I have a quote to give you about being high on life. Enjoy!

"For happy people, life's a drug."
-Jennelle Barosin

That's right, I'm phenomenally deep. Or high on life.

Enjoy autumn! It's reached New England, and I'm so excited! Crunchy leaves!

Gabi said...

I knew it had to do with a girl!!
If she smiled and mouthed hello, that's probably a good sign, so you should try making conversation. Hahahaha me trying to give love-life advice.
I like your finger-hats.

Anonymous said...

Your finger-hats are wonderful.
Also, I love this post.

Yana said...

Stream of consciousness at its best? I loved this post, regardless of the bloody teeth.

Furree Katt said...

i feel great reading your blog after so long! ♥
i love people who don't give a shizzle when others give them weird looks. you're super awesome.

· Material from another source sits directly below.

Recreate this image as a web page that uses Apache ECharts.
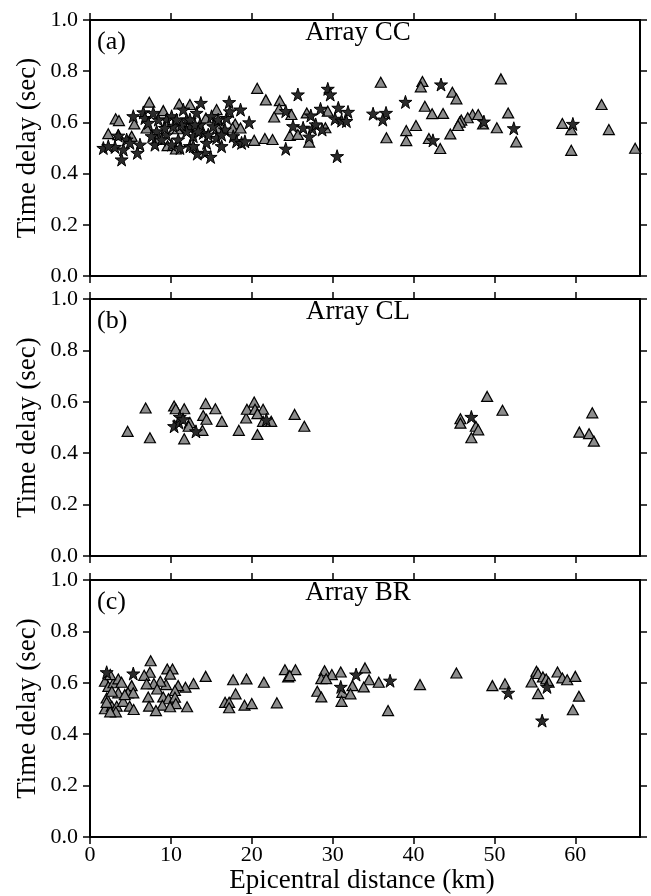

i shall now proceed to read the other posts i have missed on your blog. love you!

Anonymous said...

Also, the bloody teeth are slightly disturbing, paired with the crazed/jolly smile.
...but I love you anyway.

Mack said...

RAAAAAWAWAWAAWWWAWARRRRRRAAAAHHHH!! That is a roar of adoration, for this post. It's so you, it just OOZES awesome.

(Sorry I never comment anymore- it's kind of rough, when it seems like everyone else steals anything I'd want to say right out of my mouth [or really out of my brain... I'm quite worried now]. I pledge to comment more!)